Attack on a street in the German capital of Berlin

The 2018 Berlin antisemitic attack was an attack on a street in the German capital of Berlin. Two young men wearing Jewish skullcaps were insulted by Arabic-speaking passers-by. One of the two, an Arab Israeli citizen, was beaten with a belt by a Syrian attacker. Video footage led to public outrage.

==Background==
A spokesman for the Jewish community said the attack showed that "Jewish people are not safe here".

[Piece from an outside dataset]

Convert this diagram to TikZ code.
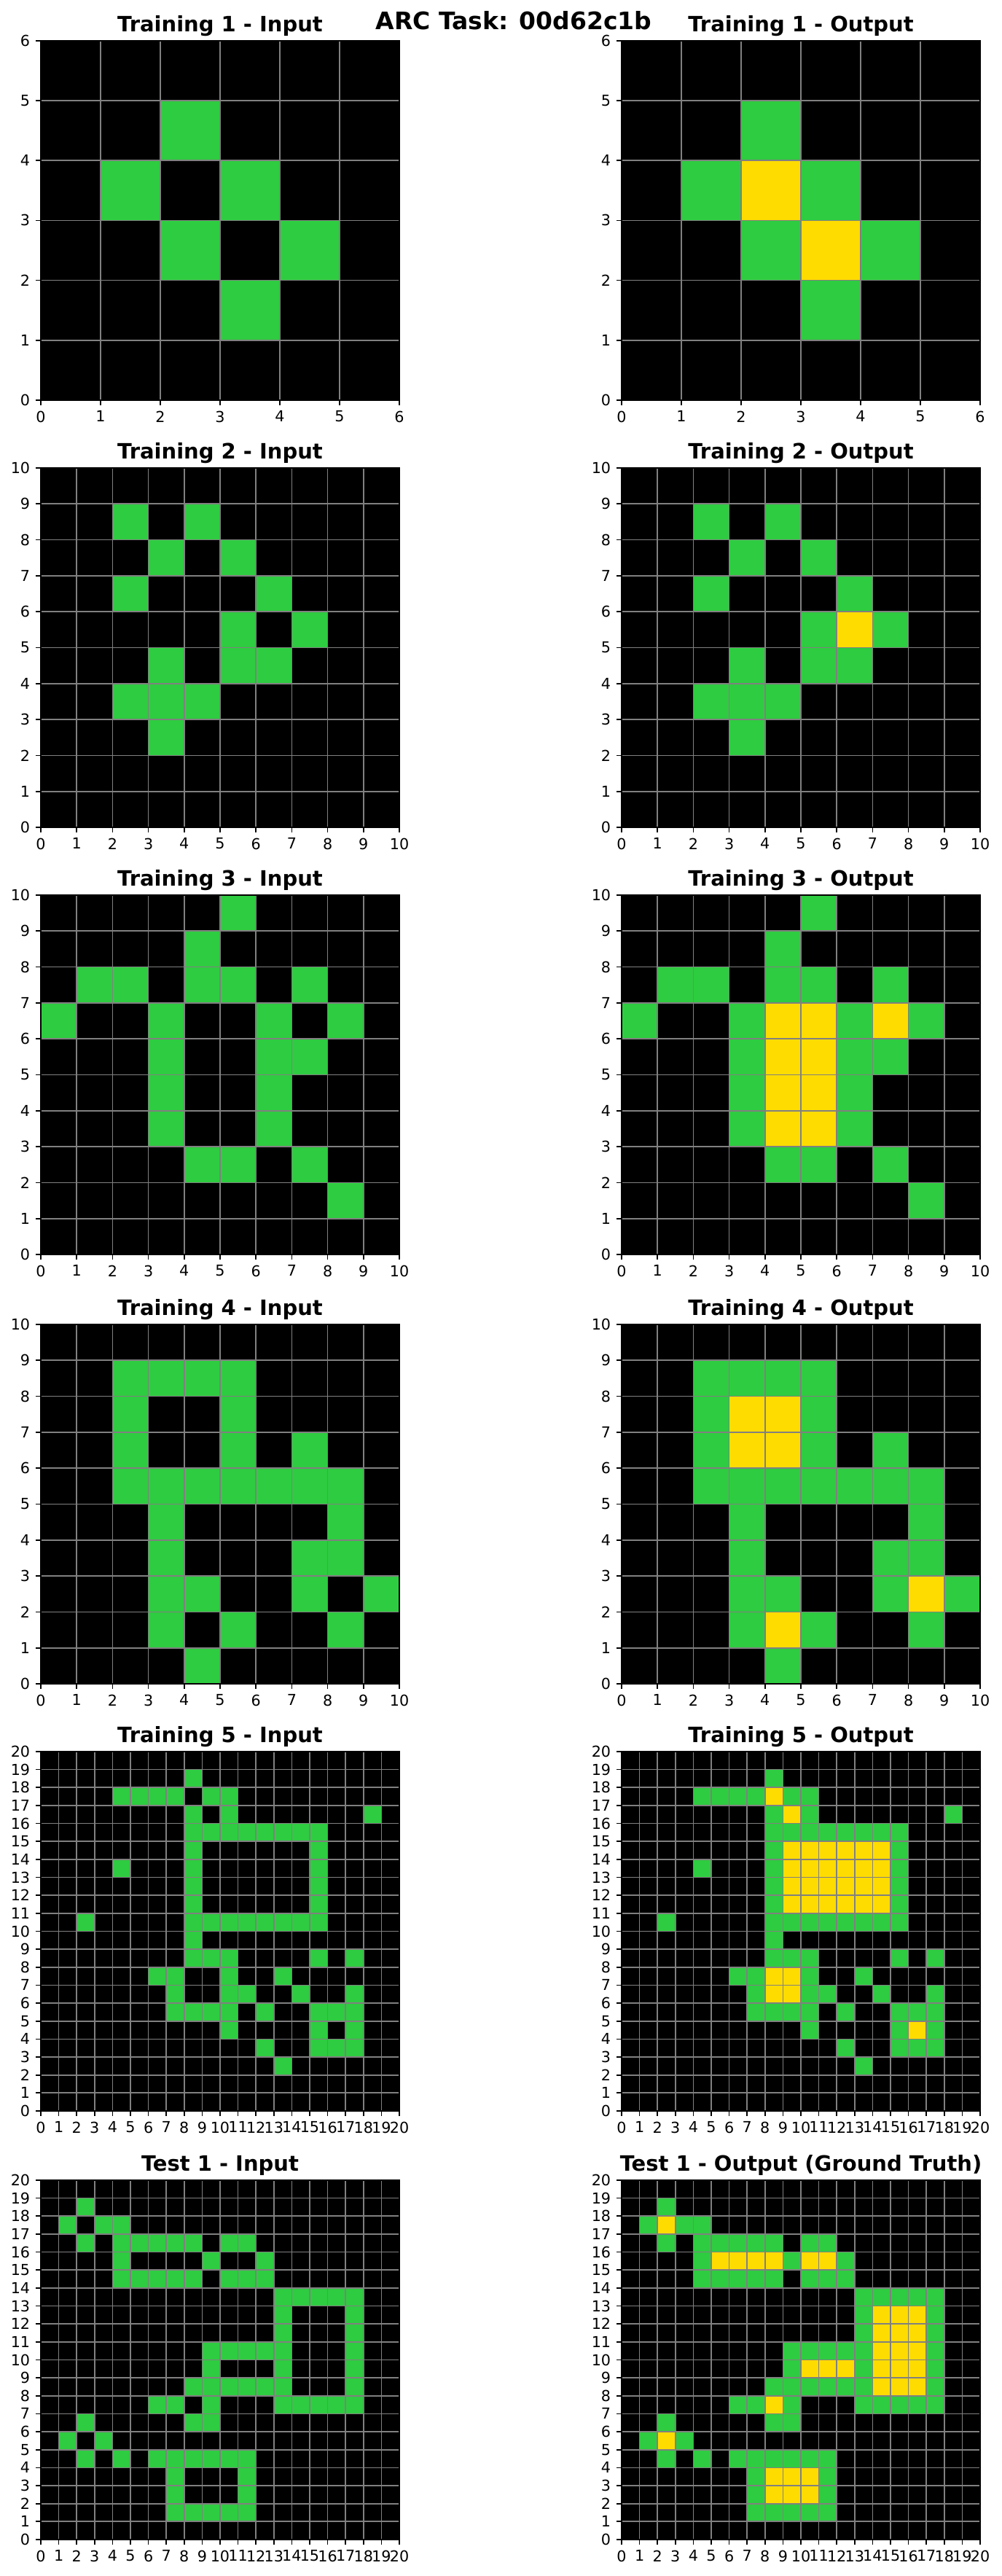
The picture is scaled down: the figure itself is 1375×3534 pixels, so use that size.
\documentclass[tikz,border=0pt]{standalone}
\usepackage{fontspec}
\setmainfont{DejaVu Sans}
\usepackage{xcolor}

\definecolor{arcgreen}{HTML}{2ECC40}
\definecolor{arcyellow}{HTML}{FFDC00}
\definecolor{gridgray}{HTML}{808080}

% cells as column/row, row counted from the bottom
\newcommand{\greenA}{2/4,1/3,3/3,2/2,4/2,3/1}
\newcommand{\yellowA}{2/3,3/2}
\newcommand{\greenB}{2/8,4/8,3/7,5/7,2/6,6/6,5/5,7/5,3/4,5/4,6/4,2/3,3/3,4/3,3/2}
\newcommand{\yellowB}{6/5}
\newcommand{\greenC}{5/9,4/8,1/7,2/7,4/7,5/7,7/7,0/6,3/6,6/6,8/6,3/5,6/5,7/5,
  3/4,6/4,3/3,6/3,4/2,5/2,7/2,8/1}
\newcommand{\yellowC}{4/6,5/6,7/6,4/5,5/5,4/4,5/4,4/3,5/3}
\newcommand{\greenD}{2/8,3/8,4/8,5/8,2/7,5/7,2/6,5/6,7/6,2/5,3/5,4/5,5/5,6/5,7/5,8/5,
  3/4,8/4,3/3,7/3,8/3,3/2,4/2,7/2,9/2,3/1,5/1,8/1,4/0}
\newcommand{\yellowD}{3/7,4/7,3/6,4/6,8/2,4/1}
\newcommand{\greenE}{8/18,4/17,5/17,6/17,7/17,9/17,10/17,8/16,10/16,18/16,
  8/15,9/15,10/15,11/15,12/15,13/15,14/15,15/15,8/14,15/14,4/13,8/13,15/13,
  8/12,15/12,8/11,15/11,2/10,8/10,9/10,10/10,11/10,12/10,13/10,14/10,15/10,
  8/9,8/8,9/8,10/8,15/8,17/8,6/7,7/7,10/7,13/7,7/6,10/6,11/6,14/6,17/6,
  7/5,8/5,9/5,10/5,12/5,15/5,16/5,17/5,10/4,15/4,17/4,12/3,15/3,16/3,17/3,13/2}
\newcommand{\yellowE}{8/17,9/16,9/14,10/14,11/14,12/14,13/14,14/14,
  9/13,10/13,11/13,12/13,13/13,14/13,9/12,10/12,11/12,12/12,13/12,14/12,
  9/11,10/11,11/11,12/11,13/11,14/11,8/7,9/7,8/6,9/6,16/4}
\newcommand{\greenT}{2/18,1/17,3/17,4/17,2/16,4/16,5/16,6/16,7/16,8/16,10/16,11/16,
  4/15,9/15,12/15,4/14,5/14,6/14,7/14,8/14,10/14,11/14,12/14,
  13/13,14/13,15/13,16/13,17/13,13/12,17/12,13/11,17/11,
  9/10,10/10,11/10,12/10,13/10,17/10,9/9,13/9,17/9,
  8/8,9/8,10/8,11/8,12/8,13/8,17/8,6/7,7/7,9/7,13/7,14/7,15/7,16/7,17/7,
  2/6,8/6,9/6,1/5,3/5,2/4,4/4,6/4,7/4,8/4,9/4,10/4,11/4,
  7/3,11/3,7/2,11/2,7/1,8/1,9/1,10/1,11/1}
\newcommand{\yellowT}{2/17,5/15,6/15,7/15,8/15,10/15,11/15,
  14/12,15/12,16/12,14/11,15/11,16/11,14/10,15/10,16/10,
  10/9,11/9,12/9,14/9,15/9,16/9,14/8,15/8,16/8,8/7,2/5,
  8/3,9/3,10/3,8/2,9/2,10/2}

% #1 left, #2 bottom, #3 size, #4 colour, #5 cells
\newcommand{\arccells}[5]{%
  \foreach \cx/\cy in #5
    \fill[#4] ({#1+\cx*492/#3},{#2+\cy*493/#3}) rectangle ++({492/#3},{493/#3});
}
% #1 left, #2 bottom, #3 size, #4 title, #5 name
\newcommand{\arcaxes}[5]{%
  \foreach \k in {0,...,#3}{
    \draw[gridln] ({#1+\k*492/#3},#2) -- ++(0,493);
    \draw[gridln] (#1,{#2+\k*493/#3}) -- ++(492,0);
  }
  \draw[frameln] (#1,#2) rectangle ++(492,493);
  \foreach \k in {0,...,#3}{
    \draw[tickln] ({#1+\k*492/#3},#2) -- ++(0,-7);
    \node[xlbl] (#5x\k) at ({#1+\k*492/#3},{#2-14.5}) {\k};
    \draw[tickln] (#1,{#2+\k*493/#3}) -- ++(-7,0);
    \node[ylbl] (#5y\k) at ({#1-14.5},{#2+\k*493/#3}) {\k};
  }
  \node[ttl] (#5t) at ({#1+246},{#2+505.4}) {#4};
}

\begin{document}
\begin{tikzpicture}[
   x=0.5pt, y=0.5pt,
   gridln/.style={gridgray,line width=0.85pt},
   frameln/.style={black,line width=0.85pt},
   tickln/.style={black,line width=0.85pt},
   xlbl/.style={anchor=north,inner sep=0pt,font=\fontsize{10.35}{12}\selectfont},
   ylbl/.style={anchor=east,inner sep=0pt,font=\fontsize{10.35}{12}\selectfont},
   ttl/.style={anchor=base,inner sep=0pt,font=\fontsize{14.5}{17}\selectfont\bfseries},
   suptl/.style={anchor=base,inner sep=0pt,font=\fontsize{16.5}{19}\selectfont\bfseries}
]
\useasboundingbox (0,0) rectangle (1375,3534);

% Training 1
\fill[black] (56,2985) rectangle ++(492,493);
\arccells{56}{2985}{6}{arcgreen}{\greenA}
\arcaxes{56}{2985}{6}{Training 1 - Input}{ai}
\fill[black] (853,2985) rectangle ++(492,493);
\arccells{853}{2985}{6}{arcgreen}{\greenA}
\arccells{853}{2985}{6}{arcyellow}{\yellowA}
\arcaxes{853}{2985}{6}{Training 1 - Output}{ao}

% Training 2
\fill[black] (56,2399) rectangle ++(492,493);
\arccells{56}{2399}{10}{arcgreen}{\greenB}
\arcaxes{56}{2399}{10}{Training 2 - Input}{bi}
\fill[black] (853,2399) rectangle ++(492,493);
\arccells{853}{2399}{10}{arcgreen}{\greenB}
\arccells{853}{2399}{10}{arcyellow}{\yellowB}
\arcaxes{853}{2399}{10}{Training 2 - Output}{bo}

% Training 3
\fill[black] (56,1813) rectangle ++(492,493);
\arccells{56}{1813}{10}{arcgreen}{\greenC}
\arcaxes{56}{1813}{10}{Training 3 - Input}{ci}
\fill[black] (853,1813) rectangle ++(492,493);
\arccells{853}{1813}{10}{arcgreen}{\greenC}
\arccells{853}{1813}{10}{arcyellow}{\yellowC}
\arcaxes{853}{1813}{10}{Training 3 - Output}{co}

% Training 4
\fill[black] (56,1224) rectangle ++(492,493);
\arccells{56}{1224}{10}{arcgreen}{\greenD}
\arcaxes{56}{1224}{10}{Training 4 - Input}{di}
\fill[black] (853,1224) rectangle ++(492,493);
\arccells{853}{1224}{10}{arcgreen}{\greenD}
\arccells{853}{1224}{10}{arcyellow}{\yellowD}
\arcaxes{853}{1224}{10}{Training 4 - Output}{do}

% Training 5
\fill[black] (56,638) rectangle ++(492,493);
\arccells{56}{638}{20}{arcgreen}{\greenE}
\arcaxes{56}{638}{20}{Training 5 - Input}{ei}
\fill[black] (853,638) rectangle ++(492,493);
\arccells{853}{638}{20}{arcgreen}{\greenE}
\arccells{853}{638}{20}{arcyellow}{\yellowE}
\arcaxes{853}{638}{20}{Training 5 - Output}{eo}

% Test
\fill[black] (56,50) rectangle ++(492,493);
\arccells{56}{50}{20}{arcgreen}{\greenT}
\arcaxes{56}{50}{20}{Test 1 - Input}{ti}
\fill[black] (853,50) rectangle ++(492,493);
\arccells{853}{50}{20}{arcgreen}{\greenT}
\arccells{853}{50}{20}{arcyellow}{\yellowT}
\arcaxes{853}{50}{20}{Test 1 - Output (Ground Truth)}{to}

\node[suptl] (sup) at (705,3493) {ARC Task: 00d62c1b};
\end{tikzpicture}
\end{document}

The number of overall antisemitic offenses in Berlin had risen in prior years. In 2017, police had registered 288 antisemitic acts; in 2016, 197 antisemitic cases had been recorded. The Research and Information Center Antisemitism Berlin (RIAS) counts a total of 947 antisemitic incidents for 2017, but there may be unrecorded cases.

==Incident==
On 17 April 2018, Adam Armoush, a 21-year-old Israeli Arab living in Berlin and his German friend of Moroccan origin went through a street in Prenzlauer Berg taking selfies while wearing kippot. According to Armoush, he was trying to win an argument with Jewish friends of his in Israel by proving that he could walk through Berlin wearing a Jewish skullcap. At one point, an argument with three Arab-speaking young men started, which was followed by a violent attack. Armoush managed to document the violence with his cell phone and later allowed the video to be shared on Facebook, where the video went viral. The video shows the main attacker, later identified as Knaan Al-S., a 19-year-old Syrian refugee, beat Armoush repeatedly with his belt. During the onslaught, the attacker shouted the word "Yahudi", the Arabic word for Jew, before one of his companions intervened and dragged him away. According to Armoush, the main attacker had also tried to hurt him with a glass bottle. As a consequence of the beating, Armoush suffered minor injuries. Before turning himself in to police, the main attacker contacted a representative of the Palestinian student community of Berlin and appeared in a short video that was distributed on social media. They denied he was hostile towards Jews or that his actions had been motivated by antisemitism.

==Legal proceedings==
The main attacker turned himself in, accompanied by his lawyer, the day after the incident. An arrest warrant against him was executed. He was subsequently convicted and sentenced to four weeks in juvenile detention.

==Reactions==
Several politicians, among them chancellor Angela Merkel and foreign minister Heiko Maas, condemned the attack. On the Israeli television, Merkel warned of persistent hatred of Jews in Germany. She spoke of a "different form of anti-Semitism" coming from people of Arab descent. After this and other incidents, the President of the Central Council of Jews in Germany, Josef Schuster, warned Jewish men "not to show themselves openly with a kippah in the metropolitan milieu in Germany".

Under the slogan "Berlin Wears Kippah" the Jewish community in Berlin called all citizens to wear the kippah on 25 April in solidarity with the victims.